[cross-posted on Albion’s Seedlings]
[based on a free review copy provided by the publisher]
Anderson, Chris, The Long Tail: Why the Future of Business is Selling Less of More, New York, 2006. 238pp.
In late 2004, about the time that the Anglosphere Challenge was published, WIRED magazine editor-in-chief Chris Anderson wrote an influential article called The Long Tail.
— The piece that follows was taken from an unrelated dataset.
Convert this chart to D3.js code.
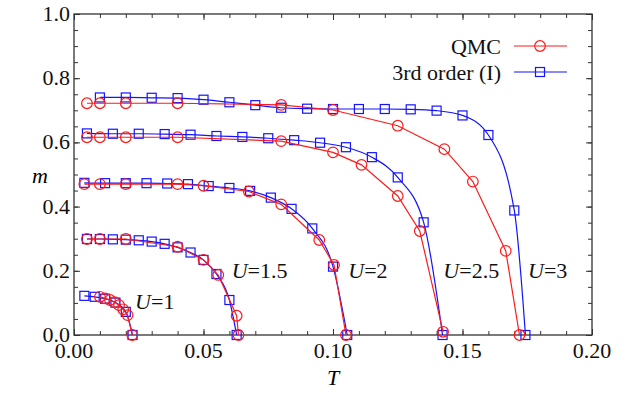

Looking at the sales figures of companies in a new generation of online industries (such as digital jukebox company eCast), he discovered that substantial corporate income was being made from the vast array of goods which didn’t appear on anyone’s “hit” list. Sales figures showed a so-called power law distribution. As one moved down the sales ranking, sales volume dropped dramatically. In the new world of online marketing and distribution however, people were responding to more choices in products (the “Long Tail” of the sales distribution curve) by purchasing a wider variety of goods. Vendors were selling less of the lower ranked items, but in aggregate were actually selling more. As Anderson puts it, “popularity no longer has a monopoly on profitability.” The early online success stories were companies that carried the “hits” of their industry but offered a new and efficient way to find and access older and less famous choices.
The so-called Pareto principle … where 80% of sales come from 20% of catalog items … was giving way to a new and more attenuated sales pattern. The Long Tail of sales persisted, in modest but significant numbers, as far down the sales ranking list as anyone wanted to measure. Whether it was ITunes, Netflix, Amazon, Rhapsody (an online music rental service), or eBay, it seemed clear that even a huge inventory of goods, if matched successfully with a large enough pool of purchasers, would attract sales of almost every item. The cleverest retailers were finding new ways to lengthen the Tail (add inventory) and fatten the Tail (increase unit sales).
At the time, Anderson proposed three rules for generating a Long Tail business.
- Make everything available.
- Cut the price in half. Now lower it.
- Help me find it.
Anderson’s article generated plenty of “why didn’t I think of that” moments and the phrase Long Tail has since become a dot-com buzzword and a handy way to encapsulate how the Internet has become a streamlined vehicle for providing, finding, and selling many kinds of goods. Some of those goods can be dropped on one’s shoe (as Amazon, eBay, and WalMart.com prove every day) and some of those goods (like eBooks and music files) seem more like an electronic dance between your credit card, your computer screen, and perhaps a digital appliance.
Now Mr. Anderson has assembled a more thorough, more data-rich inspection of the Long Tail concept. By working closely with economists at prominent universities, and using a Long Tail weblog to engage the assistance of a community of readers, the author has evaluated a number of Long Tail industries (and actual sales data sources), to see whether his ideas about the Long Tail in his earlier article hold up under scrutiny.
The short answer, with a few modest caveats, is Yes.